Lubricate the cleaned parts with silicone grease and reassemble. Take care that the shutter release rod is inserted the right way up - the narrowed part goes at the TOP. Make sure the rod enters the shutter button properly, a little wiggling as you put the button back in may be needed. Line up the L-shaped cutout in the shutter button with the hole in the rewind collar and replace the screw, hold the button down partway as you replace the screw. Make sure the button and rewind collar operate properly. Its very easy to misalign the cutout so that the screw locks the shutter button solid - you may need several attempts!

The rewind collar disengages a dog-clutch inside the film sprocket when in the rewind position.
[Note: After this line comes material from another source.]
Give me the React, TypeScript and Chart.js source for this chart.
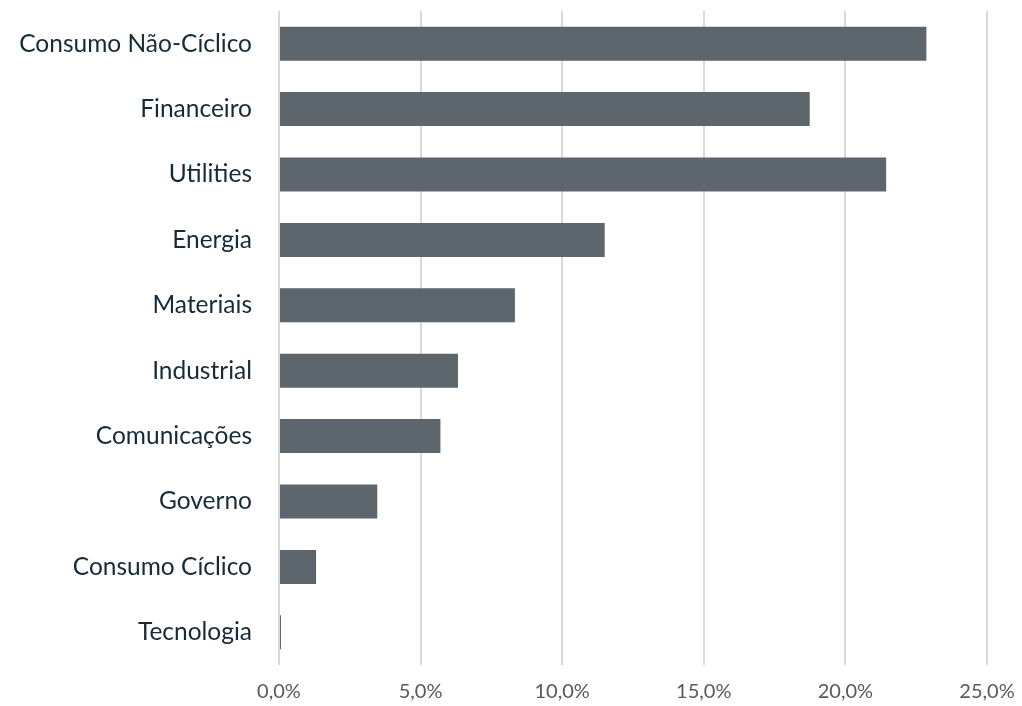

Look at the sprocket and you will see a slot near the top (photo 31) with a screw showing (dont be tempted to undo the screw, nor the one in the top of the sprocket). If the

sprocket fails to engage properly after rewinding films, this is the likely culprit. A few drops of cleaning fluid dropped into the slot will probably free things. Put a drop of oil here regardless. Note that cleaning fluid added will find its way out of the bottom of the sprocket, so wrap some tissue around it to prevent it running where its not wanted. The shaft at the bottom of the sprocket should have a small drop of oil too, turn the rewind collar fully clockwise first to make access easier.

If the rewind still sticks after this, the top plate must be removed to get at the dog-clutch. This entails major disassembly and is not covered in this how to . The clutch and sprocket internals are shown in photo 32, for those interested.

While youre in that area of the camera, clean and lubricate the gears found by the top of sprocket - use silicone grease. Be careful not to damage or displace the ratchet or its spring, located between the spool and sprocket gears. This task is easier if the spool is removed, as it will be if the top plate has been removed. Alternatively undo the large screw head found in the base of the spool and remove the shaft, spring and spool. Note the plastic part in the top of the spool, like a washer with ears . Replace carefully to ensure this part sits properly in the top of the spool - its a royal pain!

Part 5 -- Lubricating the Shutter

This part covers lubricating cleaning the shutter mechanisms. The top cover must have been removed.

There are two areas that require lubrication. The bearings for the shutter spring rollers and drum need to be lubricated at several points from the top and bottom. If these appear to be seriously gummed up then the top plate will need to be removed, which means the whole shutter crate will need to be disassembled, a major task. Fortunately, this probably not be needed. The restrictor gear is only accessible from the bottom.

To access these parts, the restrictor gear in particular, the crate must be removed from the body as follows: Remove the three rear top plate screws (photo 33) and two front screws (photo 34).